Three separate airways (A–C, E–F, G–I) that have been compared using hematoxylin and eosin-stained histology (A, D, G), gross pathology (B, E, H), and computed tomography (CT; C, F, I). Airway A–C is larger than airway E–F, which is larger than airway G–I. Airways were identified and matched by comparing the cut surface of gross pathology lung slices to the CT images and matching for as many anatomic landmarks as possible. Dotted lines on the images show where the measurements of lumen area and wall area were made. Dotted line on the CT image was produced using the CT analysis algorithm (full width at half maximum). Scale bar represents 0.5 mm. Wall area on the CT appears blurred because of magnification and the display parameters (window width and level) that were chosen but is also indicative of the lesser spatial resolution of the CT images.

Fig. 2.

A schematic of a cross-sectioned airway and blood vessel showing the measurements that were made.

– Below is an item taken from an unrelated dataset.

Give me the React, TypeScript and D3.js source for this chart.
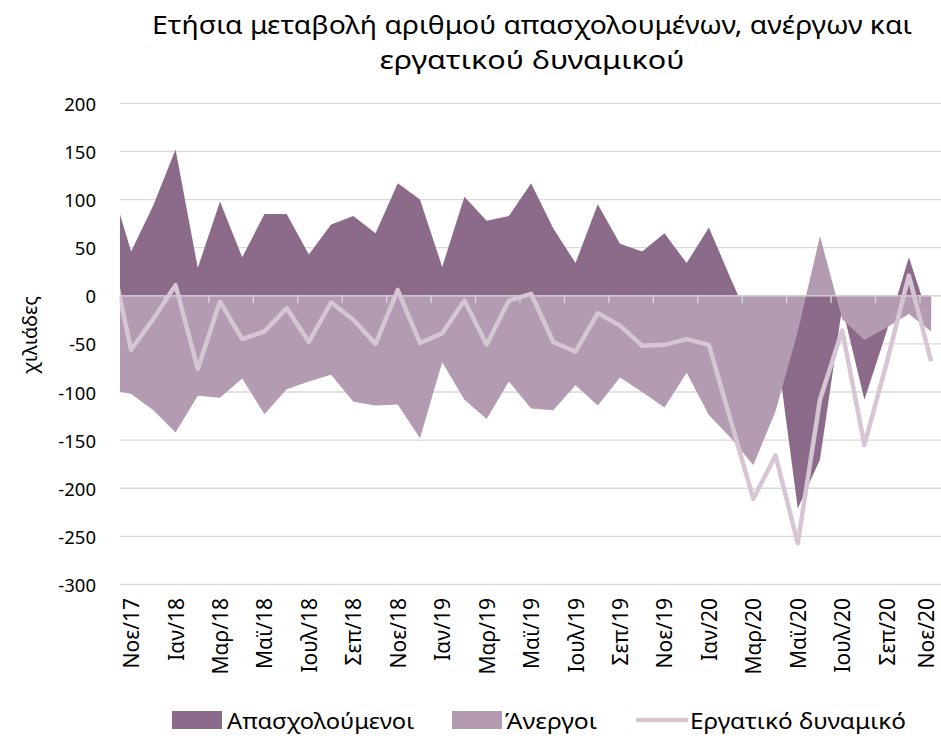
import React from "react";
import * as d3 from "d3";

const months: string[] = [
  "Οκτ/17", "Νοε/17", "Δεκ/17", "Ιαν/18", "Φεβ/18", "Μαρ/18", "Απρ/18", "Μαϊ/18", "Ιουν/18", "Ιουλ/18", "Αυγ/18", "Σεπ/18", "Οκτ/18",
  "Νοε/18", "Δεκ/18", "Ιαν/19", "Φεβ/19", "Μαρ/19", "Απρ/19", "Μαϊ/19", "Ιουν/19", "Ιουλ/19", "Αυγ/19", "Σεπ/19", "Οκτ/19",
  "Νοε/19", "Δεκ/19", "Ιαν/20", "Φεβ/20", "Μαρ/20", "Απρ/20", "Μαϊ/20", "Ιουν/20", "Ιουλ/20", "Αυγ/20", "Σεπ/20", "Οκτ/20", "Νοε/20",
];

const employed: number[] = [
  123, 46, 94, 152, 29, 98, 40, 85, 85, 43, 74, 83, 65,
  117, 100, 30, 103, 78, 83, 117, 70, 34, 95, 54, 46,
  65, 34, 71, 17, -35, -46, -221, -170, -12, -108, -37, 40, -31,
];

const unemployed: number[] = [
  -97, -102, -119, -142, -104, -106, -86, -123, -97, -89, -82, -110, -114,
  -113, -148, -69, -108, -128, -89, -117, -119, -93, -114, -85, -100,
  -116, -80, -124, -148, -176, -120, -37, 62, -24, -46, -33, -19, -37,
];

const labourForce: number[] = [
  51, -56, -24, 11, -76, -6, -45, -37, -13, -48, -7, -25, -50,
  6, -49, -39, -5, -51, -5, 2, -48, -58, -18, -31, -52,
  -51, -45, -51, -131, -211, -166, -257, -108, -36, -155, -70, 21, -68,
];

const yTicks: number[] = [200, 150, 100, 50, 0, -50, -100, -150, -200, -250, -300];

const titleLines: string[] = ["Ετήσια μεταβολή αριθμού απασχολουμένων, ανέργων και", "εργατικού δυναμικού"];
const seriesNames: string[] = ["Απασχολούμενοι", "Άνεργοι", "Εργατικό δυναμικό"];
const yAxisTitle = "χιλιάδες";

const COL_EMP = "#8C6B8A";
const COL_UNEMP = "#B39BB2";
const COL_LF = "#D6C6D4";
const GRID = "#D9D9D9";
const FONT = "'Noto Sans', 'Open Sans', sans-serif";

export default function App() {
  const W = 941;
  const H = 738;
  const left = 120;
  const right = 942.2;
  // index 0 is the first month (Οκτ/17), which lies half a category outside the plot
  const x = d3.scaleLinear().domain([0.5, 37.5]).range([left, right]);
  const y = d3.scaleLinear().domain([-300, 200]).range([584.5, 103.3]);

  const idx = months.map((_, i) => i);
  const areaGen = (vals: number[]) =>
    d3.area<number>().x((i) => x(i)).y0(y(0)).y1((i) => y(vals[i]))(idx) || "";
  const lineGen = d3.line<number>().x((i) => x(i)).y((i) => y(labourForce[i]))(idx) || "";

  const tickPos = d3.range(0, 19).map((k) => 0.5 + 2 * k);
  const labelIdx = d3.range(1, months.length, 2);

  return (
    <svg width={W} height={H} style={{ position: "absolute", left: 0, top: 0, background: "#fff" }} fontFamily={FONT}>
      <defs>
        <clipPath id="plotclip">
          <rect x={left} y={0} width={right - left} height={H} />
        </clipPath>
      </defs>
      {/* title */}
      <text x={532} y={34} textAnchor="middle" fontSize={26} fill="#000" textLength={760} lengthAdjust="spacingAndGlyphs">
        {titleLines[0]}
      </text>
      <text x={532} y={69} textAnchor="middle" fontSize={26} fill="#000" textLength={305} lengthAdjust="spacingAndGlyphs">
        {titleLines[1]}
      </text>

      {/* gridlines */}
      {yTicks.map((t) => (
        <line key={t} x1={left} x2={W} y1={y(t)} y2={y(t)} stroke={GRID} strokeWidth={1.3} />
      ))}

      {/* areas */}
      <g clipPath="url(#plotclip)">
        <path d={areaGen(employed)} fill={COL_EMP} />
        <path d={areaGen(unemployed)} fill={COL_UNEMP} />
      </g>

      {/* category axis */}
      <line x1={left} x2={W} y1={y(0)} y2={y(0)} stroke={GRID} strokeWidth={1.3} />
      {tickPos.map((t) => (
        <line key={t} x1={x(t)} x2={x(t)} y1={y(0)} y2={y(0) + 7} stroke={GRID} strokeWidth={1.3} />
      ))}

      {/* labour force line */}
      <g clipPath="url(#plotclip)">
        <path d={lineGen} fill="none" stroke={COL_LF} strokeWidth={4.5} strokeLinejoin="round" />
      </g>

      {/* y tick labels */}
      {yTicks.map((t) => (
        <text key={t} x={96} y={y(t)} textAnchor="end" dominantBaseline="central" fontSize={18.5} fill="#000">
          {t}
        </text>
      ))}

      {/* x labels */}
      {labelIdx.map((i) => (
        <text
          key={i}
          transform={`translate(${Math.min(x(i), 926)},${598}) rotate(-90)`}
          textAnchor="end"
          dominantBaseline="central"
          fontSize={21}
          fill="#000"
        >
          {months[i]}
        </text>
      ))}

      {/* y axis title */}
      <text transform="translate(29,335) rotate(-90)" textAnchor="middle" dominantBaseline="central" fontSize={20} fill="#000">
        {yAxisTitle}
      </text>

      {/* legend */}
      <rect x={172} y={711} width={50} height={18} fill={COL_EMP} />
      <text x={227} y={720} dominantBaseline="central" fontSize={22} fill="#000" textLength={187} lengthAdjust="spacingAndGlyphs">
        {seriesNames[0]}
      </text>
      <rect x={452} y={711} width={50} height={18} fill={COL_UNEMP} />
      <text x={505} y={720} dominantBaseline="central" fontSize={22} fill="#000" textLength={92} lengthAdjust="spacingAndGlyphs">
        {seriesNames[1]}
      </text>
      <line x1={636} x2={688} y1={720} y2={720} stroke={COL_LF} strokeWidth={4.5} />
      <text x={690} y={720} dominantBaseline="central" fontSize={22} fill="#000" textLength={216} lengthAdjust="spacingAndGlyphs">
        {seriesNames[2]}
      </text>
    </svg>
  );
}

Pi, internal perimeter; Po, external perimeter; Ai, luminal area; Aaw, airway wall area. If an airway abutted a blood vessel the thickness of the airway wall was maintained over the area of contact as illustrated by the dotted line.

Fig. 3.

A: Bland and Altman plot of the mean airway lumen area (Ai in mm²) measured histologically vs. the difference between the CT measurements and the histological measurements (Ai CT − Ai micro in mm²). B: Bland and Altman plot of the mean airway wall area (Aaw − mm²) measured histologically vs. the difference between CT and histology measurements (Awa CT − Awa micro mm²) in B. Horizontal solid line represents the mean difference between CT and histology while the interrupted line indicates plus and minus two standard deviations of the difference. Line of best fit for the data is also included and is almost identical to the mean difference line.

Fig. 4.

This figure shows a screen capture of an analysis of the airway tree using a multi-detector row CT scan and commercially available CT analysis software. These CT scans can be used to segment the airway tree and analyze the airway dimensions at any location. A 3-dimensional reconstruction of the airway tree is shown in A with the airway path of interest highlighted in green. B: longitudinal section of a reformatted airway path from A. Yellow cross on the airway in B is at the location of the small “CT view” on A. C: transverse original CT image at the level of the yellow cross in B. D: reformatted CT scan image at the cross section to the airway centerline. E: internal view of the airway lumen at the level of the yellow cross. Measurements of airway dimensions are automated for each segment of the airway tree at the mid-point between 2 branch points. (Images created using the Apollo image analysis software from VIDA Diagnostics, Coralville, IA.)

Fig. 5.

Optical coherence tomography (OCT) images of a medium-sized airway in cross-section (A) and reconstructed 3-dimensional airway obtained by a “pull back technique” where the OCT probe is retracted 5 cm up the airway during scanning (B). OCT probe and surrounding catheter can be seen in lumen of A. A also shows the bright contrast pattern of the lamina propria and the less contrast of the epithelial layer and the cartilage. The pull back technique produces images of an airway path while the OCT probe is automatically retracted 5 cm. Images are obtained in a “helical” method and can be reconstructed into the 3-dimensional image of the airway path. (Images courtesy of Dr. Keishi Ohtani, BC Cancer Research Centre, Vancouver, BC, and Department of Surgery, Tokyo Medical University, Tokyo, Japan).